Thursday, April 12, 2007

Attitude


My friend has moved out. Actually, she left over a week ago and we are still coming down from all the tension. It was not an easy stay. There were important character traits that I forgot about. The girl reeks of bitterness.
I know it makes me a lousy friend to be saying such things. So be it. I'm sure if you ask her, she would have a few choice things to say about me. Moving on.
What I wanted to talk about was attitude, not about my friend. I will admit visiting our home is like taking a long swim in the crazy pool. And I know a lot of that has to do with me being me. I have fits of anger, some might say loose morals, a twisted sense of humor, and a general lack of interest in keeping my home spotless. Some enjoy the adventure of visiting, some have no interest to do so again. To each their own.
I am also not Pollyanna. But I would say I have a fairly positive attitude. (When I don't feel the need to kill someone.) I enjoy life as much as I can. Find any excuse to have a party and laugh. I tease, make horrible smart ass comments, and feed people. It's what I do best. I try to keep in mind that even when the crap hits the fan, there are still things I can do about it. Even if it's just cleaning up the crap and move on.
I've learned that letting your past weigh you down is a miserable way to live. I've spent many years depressed and in self doubt. Enough. If I could scream one thing from the roof tops it would be, learn from the past, but leave it in the past. Better yet, simply, 'get over it'.
My friend has had many wrongs in her life. I don't think she is much different from most of us. We all have had crap happen to us that was not of our asking or choice. We've all done things that have put us in situations that increase the likely hood of loads of it landing on our doorstep. It's called living.
The last few months I was severely reminded of what happens to you when you don't let go. When you were a victim and continue doing things to become a victim over and over again. Resentment, bitterness, helplessness. I could go on, but I think you get the idea. It's ugly folks. Very ugly. And not a way you should live your life.
I know I did the right thing by helping out my friend. She is out of an abusive house and away from the knuckle dragger. I also know that she will find another one when she is ready to date. When that time comes, I'm not sure what I will do. I am not fond of rescuing someone over and over that continues to try to drown themselves.
As for right now, I'm writing this to help me let go. There are too many things to enjoy about life.
Be good to you.
S

4 comments:

Anonymous said...

I've come to the conclusion it must be to do with internal wiring. Those who go from bad situation to bad situation, and who almost feed off the past and how awful life has been to them. Those who end up in the role of rescuers, and even when its been hard, will end up doing the same thing again.
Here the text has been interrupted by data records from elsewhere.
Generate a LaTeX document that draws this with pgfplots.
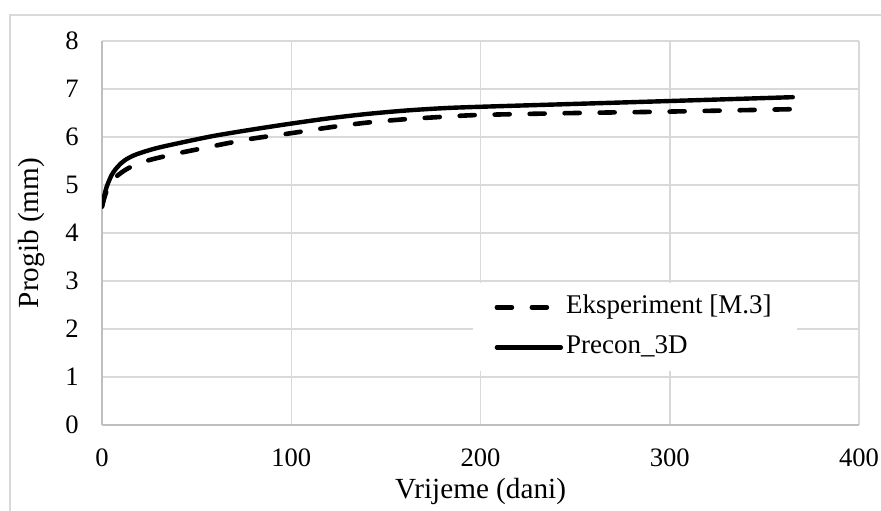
\documentclass[border=0pt]{standalone}
\usepackage{pgfplots}
\pgfplotsset{compat=1.18}
\usepackage{fontspec}
\setmainfont{Liberation Serif}
\definecolor{gridc}{RGB}{217,217,217}
\definecolor{axc}{RGB}{191,191,191}
\begin{document}
\begin{tikzpicture}
\useasboundingbox (-51pt,-42.5pt) rectangle (389.5pt,212.5pt);
\draw[gridc, line width=0.75pt] (-46pt,-50pt) -- (-46pt,205pt) -- (400pt,205pt);
\begin{axis}[
  scale only axis,
  width=378.5pt, height=192pt,
  at={(0pt,0pt)}, anchor=south west,
  xmin=0, xmax=400, ymin=0, ymax=8,
  xtick={0,100,200,300,400},
  ytick={0,1,2,3,4,5,6,7,8},
  /pgf/number format/assume math mode=true,
  every tick label/.append style={font=\fontsize{13.3}{15}\selectfont},
  xticklabel style={inner ysep=0pt, yshift=-11.5pt},
  yticklabel style={inner xsep=0pt, xshift=-11.5pt},
  major tick length=0pt,
  grid=major,
  major grid style={draw=gridc, line width=0.75pt},
  axis x line*=bottom, axis y line*=left,
  axis line style={-, draw=axc, line width=0.9pt},
  xlabel={Vrijeme (dani)},
  ylabel={Progib (mm)},
  every axis label/.append style={font=\fontsize{14.6}{17}\selectfont},
  xlabel style={at={(axis description cs:0.5,0)}, anchor=center, yshift=-33pt},
  ylabel style={at={(axis description cs:0,0.5)}, anchor=center, yshift=35pt},
  legend style={at={(0.489,0.370)}, anchor=north west, draw=none, fill=white,
    font=\fontsize{13.5}{16}\selectfont, inner xsep=11pt, inner ysep=2pt,
    nodes={text height=9.5pt, text depth=3pt, inner ysep=3.75pt, inner xsep=1.5pt}},
  legend cell align=left,
  legend image code/.code={\draw[#1] (0pt,0pt) -- (32pt,0pt);},
]
\addplot[black, line width=2.3pt, line cap=round, dash pattern=on 7.5pt off 10pt, smooth] coordinates {
(0,4.55)(1,4.7)(2,4.83)(3,4.93)(5,5.06)(8,5.19)(13,5.33)(20,5.46)(28,5.55)(40,5.66)(50,5.74)(65,5.86)(80,5.97)(100,6.08)(120,6.2)(140,6.3)(160,6.37)(180,6.42)(200,6.46)(250,6.5)(300,6.53)(365,6.58)
};
\addlegendentry{Eksperiment [M.3]\hspace{17pt}}
\addplot[black, line width=2.2pt, line cap=round, smooth] coordinates {
(0,4.55)(1,4.75)(2,4.9)(3,5.02)(5,5.2)(7,5.32)(10,5.45)(13,5.54)(17,5.62)(22,5.69)(30,5.78)(45,5.91)(60,6.03)(80,6.16)(100,6.28)(120,6.39)(140,6.48)(160,6.55)(180,6.6)(200,6.63)(250,6.69)(300,6.75)(365,6.83)
};
\addlegendentry{Precon\_3D}
\end{axis}
\end{tikzpicture}
\end{document}
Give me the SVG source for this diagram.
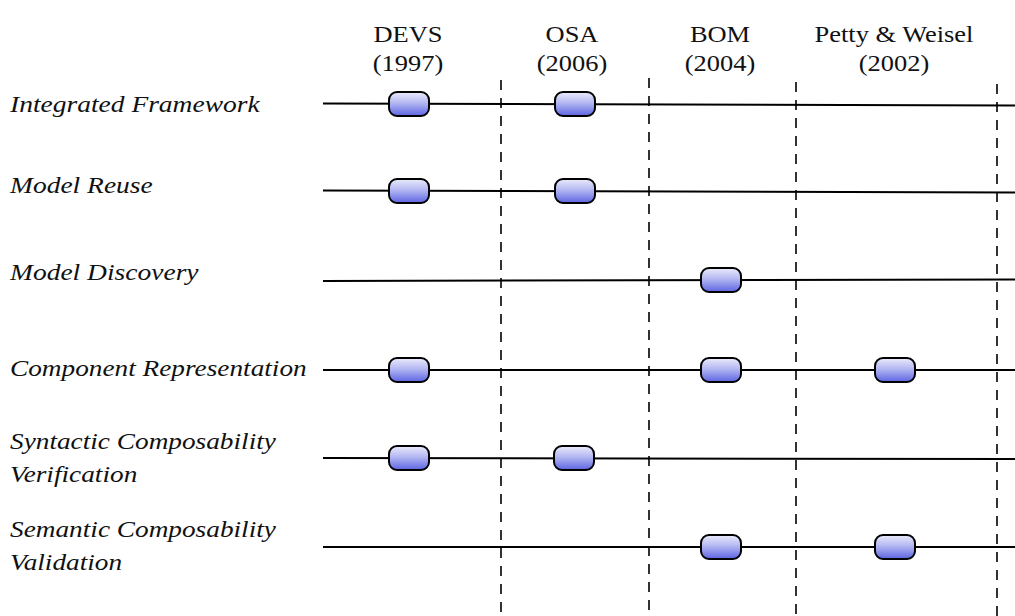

That sort of negativity seems to suck the very life out of you if you let it, and so we find the balance, a way of 'kicking back' and having a little fun.

Love the picture, love the posting and LOVE the make over of the site.

love and hugs xxx

S said...

M:e

The negativity affects more than just that person. It is toxic to everyone around them.

Thanks for the compliments on the blog. I thought it was time for some changes. I'm glad to be back writing too.

S

BigOso said...

Damn...I never did get her to sit in my lap.

S said...

Oso,

I'll give you her number if that's what you want.